DUNEDIN, Fla. -- The Blue Jays' fielding left a lot to be desired over the last couple of years, and one area in particular in which the club hopes for an improvement this season can be found in the outfield.
Toronto's outfielders ranked near the bottom of the league in almost every defensive metric last year, but since that time, there has been a lot of turnover. Colby Rasmus and Melky Cabrera are gone, and while their departures will be felt in different ways, the overall fielding efficiency should drastically improve.
Michael Saunders (left field) and Dalton Pompey (center field) are the new starters, while Kevin Pillar also is expected to see a lot of time, especially early in the year while Saunders recovers from left knee surgery. The end result may be fewer extra-base hits, which would be welcomed with open arms by the pitching staff.
"I think it's going to be much better," Blue Jays manager John Gibbons said of his club's outfield defense. "I thought Melky did a great job last year, but he's getting a little older and his mobility was a little bit limited. Colby was up and down with injuries."
A closer look at last year's numbers don't reflect favorably on the club. The Blue Jays allowed 331 doubles, which was the most in the big leagues. The 32 triples allowed were the ninth-most in the Majors. Part of that is on the pitching staff, but equally responsible were the number of balls that should have been caught or at least cut down before hitting the gaps.
Rasmus saw one of the biggest drops last season in his ability to roam center field. According to FanGraphs, Rasmus posted a -9.1 UZR (ultimate zone rating), and for those not familiar with the sabermetric stat, 0 is average, -5 is below average and -10 is poor. By comparison, +5 is above average, +10 is great and +15 is Gold Glove-caliber defense.
Rasmus also ranked poorly in defensive runs saved, with a -7. In 2013, Rasmus' numbers were much better, with an 11.2 UZR and a +11 in DRS.
Cabrera didn't fare much better. He had a -3.5 UZR with a -4 DRS in 2014 to go along with a -7.3 UZR and -5 DRS the year before. The only remaining member of last year's outfield is Jose Bautista, who had a 4.8 UZR in right field with a -4 DRS.
Toronto's new outfielders should be much better. Pompey's sample size in the Majors is too small to measure, but the club's No. 2 prospect, per MLB.com, is considered an above-average center fielder who has a quick first step and covers a lot of ground. In parts of two seasons at the big league level, Pillar has a +8 DRS in the outfield.
Saunders spent most of his time while with the Mariners playing center field, where the metrics weren't all that favorable, but his numbers at the corners are strong. He barely played in left field last year, but he had a 4.7 UZR with a +7 DRS saved in right. The Blue Jays feel he's even better in left, where he'll play almost exclusively in Toronto.
"He's a good outfielder," Gibbons said. "He can roll it out there pretty good.
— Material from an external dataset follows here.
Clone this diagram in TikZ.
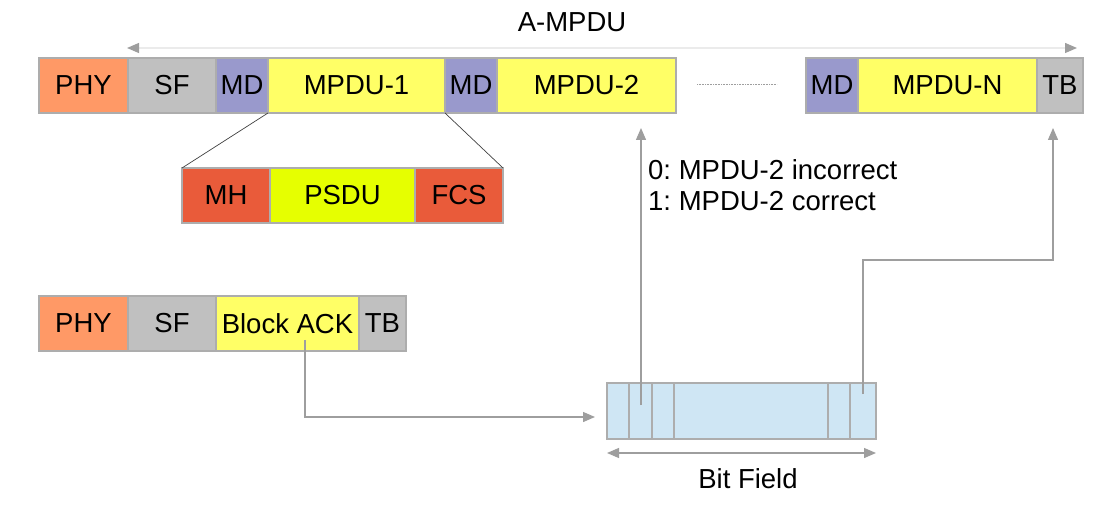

You look at him, he's a gazelle, really. A big guy, long legs, and he's got a good reputation defensively."
Then, of course, there's the ability to hit the cutoff man. Rasmus was notoriously poor at that, and while Cabrera's arm strength helped compensate for his lack of range, he sometimes missed the mark with aggressive throws. Pillar, Pompey and Saunders should all possess the better fundamentals.
"It helps you stay away from a big inning; you know guys don't advance on the bases on a wild throw," Gibbons said. "If you can hold guys on base hits to first base, or if you're not going to get the guy out at the lead base, whether it's home or third or something like that, that's big, because then you can roll that ground ball [for a double play] and get out of it."